# Information Extraction
We sometimes need to extract data from documents.
For example, most documents contain dates and names of people or places.
We can collect this information for example for statistics or further processing.


## Named Entity Recognition
We can use Named Entity Recognition (NER) to extract names of people, companies, places and other entities.
Most NER systems also extract numbers.
We will use the NER module in [spaCy]( https://spacy.io/).
spaCy is a library for Natural Language Processing in Python.

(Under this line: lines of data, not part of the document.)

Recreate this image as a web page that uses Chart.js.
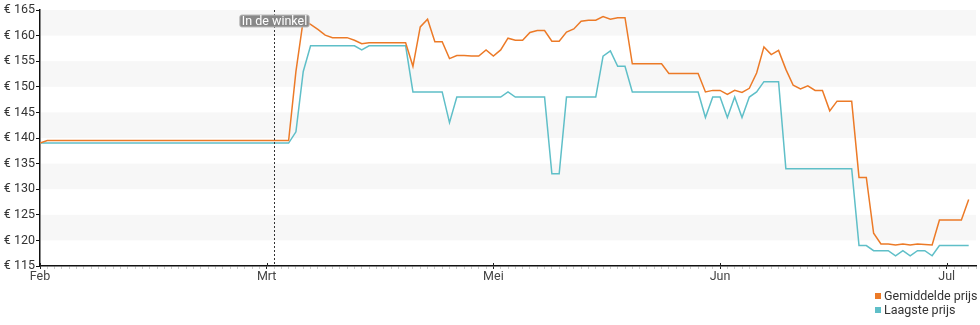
<!DOCTYPE html>
<html>
<head>
<meta charset="utf-8">
<script src="https://cdn.jsdelivr.net/npm/chart.js@4"></script>
<style>
  html, body { margin: 0; padding: 0; background: #fff; }
  #wrap { position: relative; width: 980px; height: 325px; }
  #legend { position: absolute; left: 875px; top: 289px; font: 12.5px Roboto, sans-serif; color: #333; line-height: 14px; }
  #legend .item { display: flex; align-items: center; white-space: nowrap; }
  #legend .sw { width: 6px; height: 6px; margin-right: 3px; }
</style>
</head>
<body>
<div id="wrap">
  <canvas id="chart" width="980" height="325"></canvas>
  <div id="legend"></div>
</div>
<script>
"use strict";

// days since the first tick (Feb)
const monthTicks = [0, 31, 62, 93, 124];
const monthLabels = ["Feb", "Mrt", "Mei", "Jun", "Jul"];
const yTicks = [115, 120, 125, 130, 135, 140, 145, 150, 155, 160, 165];

const avgDays = [0, 1, 34, 35, 36, 37, 38, 39, 40, 42, 43, 44, 45, 50, 51, 52, 53, 54, 55, 56, 57, 58, 59, 60,
  61, 62, 63, 64, 65, 66, 67, 68, 69, 70, 71, 72, 73, 74, 75, 76, 77, 78, 79, 80, 81, 85, 86, 90, 91, 92, 93,
  94, 95, 96, 97, 98, 99, 100, 101, 102, 103, 104, 105, 106, 107, 108, 109, 111, 112, 113, 114, 115, 116, 117,
  118, 119, 120, 121, 122, 123, 126, 127];
const avgPrices = [139, 139.5, 139.5, 153, 163, 162.2, 161.2, 160.1, 159.6, 159.6, 159.1, 158.4, 158.6, 158.6,
  154, 161.7, 163.2, 158.8, 158.8, 155.5, 156.1, 156.1, 156, 156, 157.2, 156, 157.2, 159.5, 159.1, 159.1, 160.6,
  161, 161, 158.9, 158.9, 160.7, 161.3, 162.8, 163, 163, 163.7, 163.2, 163.5, 163.5, 154.5, 154.5, 152.6, 152.6,
  149, 149.3, 149.3, 148.5, 149.3, 148.9, 149.7, 152.7, 157.8, 156.3, 157.1, 153.4, 150.3, 149.6, 150.2, 149.3,
  149.3, 145.3, 147.2, 147.2, 132.3, 132.3, 121.4, 119.3, 119.3, 119.1, 119.3, 119.1, 119.3, 119.2, 119.1,
  124, 124, 128];

const lowDays = [0, 34, 35, 36, 37, 43, 44, 45, 50, 51, 55, 56, 57, 63, 64, 65, 69, 70, 71, 72, 76, 77, 78, 79,
  80, 81, 90, 91, 92, 93, 94, 95, 96, 97, 98, 99, 101, 102, 111, 112, 113, 114, 116, 117, 118, 119, 120, 121,
  122, 123, 127];
const lowPrices = [139, 139, 141.2, 153, 158, 158, 157.2, 158, 158, 149, 149, 143, 148, 148, 149, 148, 148, 133,
  133, 148, 148, 156, 157, 154, 154, 149, 149, 144, 148, 148, 144, 148, 144, 148, 149, 151, 151, 134, 134, 119,
  119, 118, 118, 117, 118, 117, 118, 118, 117, 119, 119];

const storeDay = 32;
const storeLabel = "In de winkel";

const seriesNames = ["Gemiddelde prijs", "Laagste prijs"];
const seriesColors = ["#ec7a27", "#5fbfc8"];

function toPoints(xs, ys) {
  return xs.map((x, i) => ({ x, y: ys[i] }));
}

const bandsPlugin = {
  id: "bands",
  beforeDatasetsDraw(chart) {
    const { ctx, chartArea: a, scales: { y } } = chart;
    ctx.save();
    ctx.fillStyle = "#f7f7f7";
    for (let v = 160; v >= 120; v -= 10) {
      const top = y.getPixelForValue(v + 5);
      const bot = y.getPixelForValue(v);
      ctx.fillRect(a.left + 1, top, a.right - a.left - 1, bot - top);
    }
    ctx.restore();
  },
};

// dotted "in store" line with its label, plus the month ticks that reach into the plot
const markerPlugin = {
  id: "marker",
  afterDatasetsDraw(chart) {
    const { ctx, chartArea: a, scales: { x } } = chart;
    ctx.save();
    ctx.strokeStyle = "#222";
    ctx.lineWidth = 1;
    monthTicks.forEach((d) => {
      const mx = Math.round(x.getPixelForValue(d)) + 0.5;
      ctx.beginPath();
      ctx.moveTo(mx, a.bottom - 3);
      ctx.lineTo(mx, a.bottom);
      ctx.stroke();
    });
    const px = Math.round(x.getPixelForValue(storeDay)) + 0.5;
    ctx.strokeStyle = "#333";
    ctx.setLineDash([2, 2]);
    ctx.beginPath();
    ctx.moveTo(px, a.top);
    ctx.lineTo(px, a.bottom);
    ctx.stroke();
    ctx.setLineDash([]);
    ctx.font = "12.5px Roboto, sans-serif";
    const w = ctx.measureText(storeLabel).width + 4;
    const h = 12;
    const bx = px - w / 2, by = 15;
    ctx.fillStyle = "rgba(130,130,130,0.95)";
    ctx.strokeStyle = "#bbb";
    ctx.beginPath();
    ctx.roundRect(bx, by, w, h, 2);
    ctx.fill();
    ctx.stroke();
    ctx.fillStyle = "#fff";
    ctx.textAlign = "center";
    ctx.textBaseline = "middle";
    ctx.fillText(storeLabel, px, by + h / 2 + 0.5);
    ctx.restore();
  },
};

const legendEl = document.getElementById("legend");
seriesNames.forEach((name, i) => {
  const item = document.createElement("div");
  item.className = "item";
  item.innerHTML = '<span class="sw" style="background:' + seriesColors[i] + '"></span>' + name;
  legendEl.appendChild(item);
});

new Chart(document.getElementById("chart"), {
  type: "line",
  data: {
    datasets: [
      { label: seriesNames[0], data: toPoints(avgDays, avgPrices), borderColor: seriesColors[0] },
      { label: seriesNames[1], data: toPoints(lowDays, lowPrices), borderColor: seriesColors[1] },
    ],
  },
  options: {
    responsive: false,
    animation: false,
    layout: { padding: { top: 10, right: 4, bottom: 39, left: 0 } },
    elements: {
      line: { borderWidth: 1.5, tension: 0, fill: false },
      point: { radius: 0 },
    },
    plugins: { legend: { display: false }, tooltip: { enabled: false } },
    scales: {
      x: {
        type: "linear",
        min: 0,
        max: 128,
        afterBuildTicks(scale) {
          const t = [];
          for (let d = 0; d <= 128; d++) t.push({ value: d });
          scale.ticks = t;
        },
        afterFit(scale) { scale.height = 20; },
        ticks: {
          autoSkip: false,
          maxRotation: 0,
          padding: 0,
          color: "#444",
          font: { family: "Roboto", size: 12.5 },
          callback(v) {
            const i = monthTicks.indexOf(v);
            return i >= 0 ? monthLabels[i] : "";
          },
        },
        grid: {
          drawOnChartArea: false,
          tickLength: 3,
          tickColor: (c) => (monthTicks.includes(c.tick && c.tick.value) ? "#222" : "#ccc"),
        },
        border: { color: "#111", width: 1.5 },
      },
      y: {
        min: 115,
        max: 165,
        afterBuildTicks(scale) {
          scale.ticks = yTicks.map((v) => ({ value: v }));
        },
        afterFit(scale) { scale.width = 40; },
        ticks: {
          padding: 1,
          color: "#333",
          font: { family: "Roboto", size: 12.5 },
          callback: (v) => "€ " + v,
        },
        grid: { drawOnChartArea: false, tickLength: 4, tickColor: "#111" },
        border: { color: "#111", width: 1.5 },
      },
    },
  },
  plugins: [bandsPlugin, markerPlugin],
});
</script>
</body>
</html>
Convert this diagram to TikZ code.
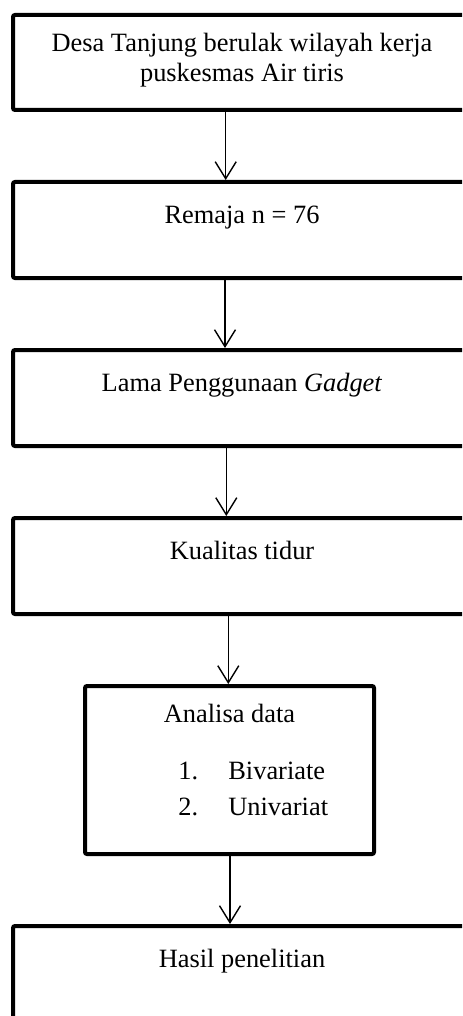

First, we import the spaCy library and its module displaCy.

In [None]:
import spacy
from spacy import displacy

spaCy can use models for many different languages.
The first time we use NER in spaCy we must download the data files for the English language.

In [None]:
!python -m spacy download en_core_web_sm

We load a short text document to run the Named Entity Recognizer on.

In [None]:
filename = 'LO-NTF-v-Norway.txt'
with open(filename, 'r', encoding='utf-8') as file:
    text = file.read()

We load the English NLP model:

In [None]:
nlp = spacy.load("en_core_web_sm")

Next, we process the text with the NLP model.

In [None]:
document = nlp(text)

We can extract the entities and their labels:

In [None]:
entities = [(ent.text, ent.label_) for ent in document.ents]

Let's look at the data:

In [None]:
for entity in entities:
    print(f"Entity: {entity[0]}, Label: {entity[1]}")

We can also get the entity types:

In [None]:
identity_types = set(ent.label_ for ent in document.ents)
print(f"Identity types: {identity_types}")

Finally, we can display the tagged text.

In [None]:
# Visualize text with named entities as tags
displacy.render(document, style="ent", jupyter=True)